Most businesses engage in innovating; the practices, methodologies, and processes intended to create innovations.  But, to the continuing frustration of all involved, innovating activities have a poor track record of achieving innovations.  This isn’t because they are doing anything wrong, lack innovating skills, or because the practices, methodologies, and processes they use don’t work. 

The most common reason is that a business’s Innovation Practice is incomplete.  This incompleteness can be related to activities they don’t engage in, or to the activities they do engage in but have not organized into a business system, or both.  In all three cases, innovating success rates are being held back by the aforementioned “Readiness Gap”. 

Eliminating the “Readiness Gap” is the key that unlocks the potential of innovating activities, causing innovations to become the norm rather than the exception.
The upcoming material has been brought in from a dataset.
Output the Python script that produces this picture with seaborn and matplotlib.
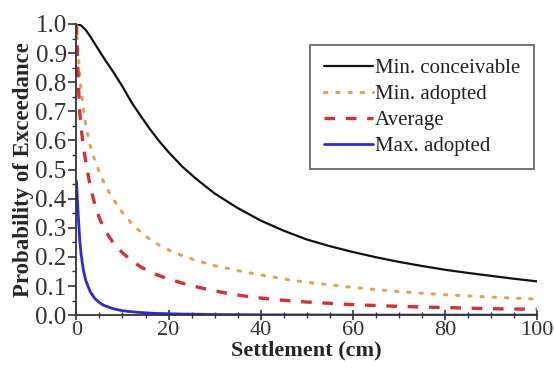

The Structure of an Innovation Business System

 All high hit rate innovating practices get superior results from work in four disciplines:

  1. Sensemaking – understanding the market landscape, competitive situation, and existing solution life cycle dynamics to identify new growth opportunities
  2. Invention – imagining and creating new solution specifications relating to the opportunities
  3. Introduction – developing and deploying a new solution through-out the organization, making it available for sale and support
  4. Adoption – facilitating the customer trial, acceptance, and substitution process that replaces an existing solution with the new solution

 Sensemaking involves identifying the existing status quo in three environments by documenting the:

  1. User Experience with existing solutions based upon the Customer Jobs Being Done and existing Solution Specifications
  2. Business Experience with existing solutions based upon the Basis of Competition and your existing Business Capabilities
  3. Market Experience with existing solutions based upon your business’s Strategic Intent, Business Model, and Purpose, and the Customer Segmentation Profile

Sensemaking looks for opportunities to concurrently improve the User Experience, Business Experience, and Market Experience.  By testing the opportunities found against the existing solution Life Cycle Dynamics, possible opportunities can be reduced to the opportunities that have a high probability of becoming innovations.


Invention applies imagination and creativity to high probability opportunities to generate new solution ideas.  Ideas, when combined with enabling technologies, become testable concepts.  Verified concepts become the foundation of new solution specifications that concentrate the organization’s people and resources on the development of the new solution and its associated new business capabilities. 


Introduction includes all the Development and Deployment activities engaged in by the entire organization to produce, support, and make the new solution available for sale.  The New Solution Specification is the guiding requirement that creates the circumstances where high speed introduction is possible.  The Specification also prevents new ideas from emerging during this time which, at best, slow Introduction down, and at worst, are fatal to the project. 


The ultimate result of every Innovation Project is the adoption of a new solution by customers.  Adoption is a disciplined process of increasing customer engagement that starts with the awareness of  the availability of a desirable new solution and ends with the substitution of the new solution in place of an existing solution.


Organizing the four disciplines into a systemic practice concentrates the attention of the organization on achieving the result that is characteristic of all innovations; the changing of the status quo in the Market, Solution, and Business environments. 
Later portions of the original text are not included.